The charcoal kilns were constructed in 1877 by Chinese Labor men in the employ of George Hearst. George Hearst had purchased into a mining operation at Lookout City (25 miles west of the Charcoal Kilns in the Argus Mountain Range). As the mining operation at Lookout City continued to grow the decision was made to build two furnaces directly at the mining site. Previously everything had been shipped off to Panamint City to be crushed in their stamp mill. There was only one problem, there was limited lumber in the Argus Mountains which was needed to fuel the furnaces. Construction of the charcoal kilns in the Panamints was the solution.
Once in operation the kilns employed roughly 40 woodcutters, and workmen. Remi Nadeau’s stage and freight company was hired to transport the charcoal from the kilns across the Panamint Valley to Lookout City three times per week.
Each of the ten kilns stands roughly 25 feet tall, with a circumference of about 30 feet. Each kiln could hold up to 42 cords of wood, and could produce 2,000 bushels of charcoal.
The men that worked at the kiln lived in a town by the name of Wildrose. The location of the town has never been found, but it’s speculated that it may have been located near the kilns, or possibly at Wildrose Spring, 7 miles away. Due to there be no evidence of the location it was most likely a tent town with limited to no structures.
Death Valley National Park states that the kilns had been used for three years (1877-1890). Most likely that is not so accurate. In the fall of the same year that construction was completed on the kilns (1877), the furnaces at Lookout City broke down and remained broken until May of 1878 (down time estimated at 5-6 months). Hearst and his associates had stopped mining the Modoc (the mine at Lookout City) in the later part of 1878. It wasn’t mined again until 1881 when it was leased to Frank Fitzgerald, and by this time the kilns had already ceased operation. Based on my research I have determined that the kilns may have been used for the better part of a year and a half.

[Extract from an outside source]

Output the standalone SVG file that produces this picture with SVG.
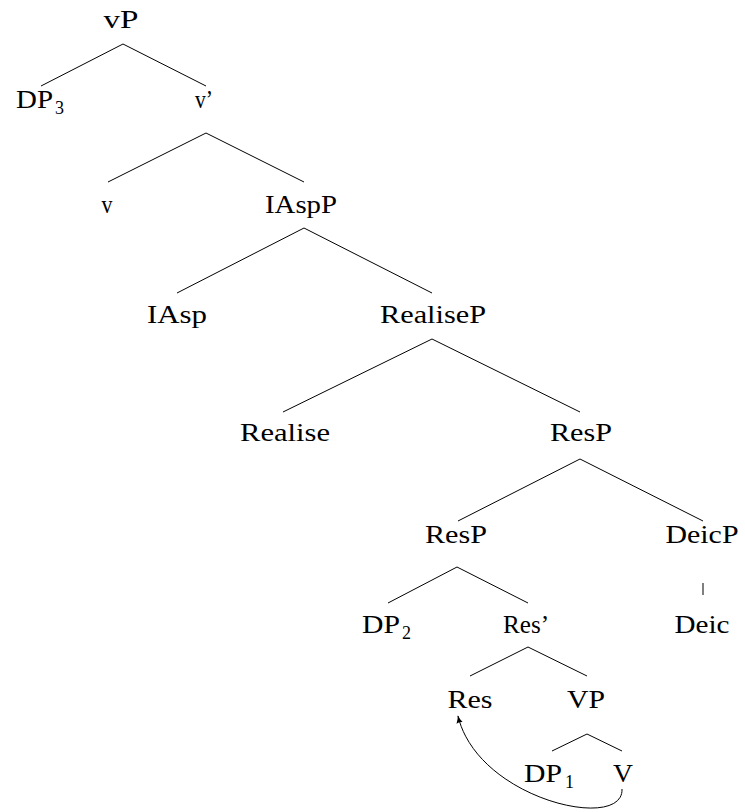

The kilns are located of off of the beaten path, however it is worth the trip, as are most of the locations in the Panamint Mountains (IE: Harrisburg, Skidoo, Aguereberry Point, Telescope Peak, Panamint City, etc.). You will not find kilns in this condition anywhere else in the western United States. During my latest trip I enjoyed lunch inside one of the 100+ year kilns, as it made for a cool break from the blazing sunshine.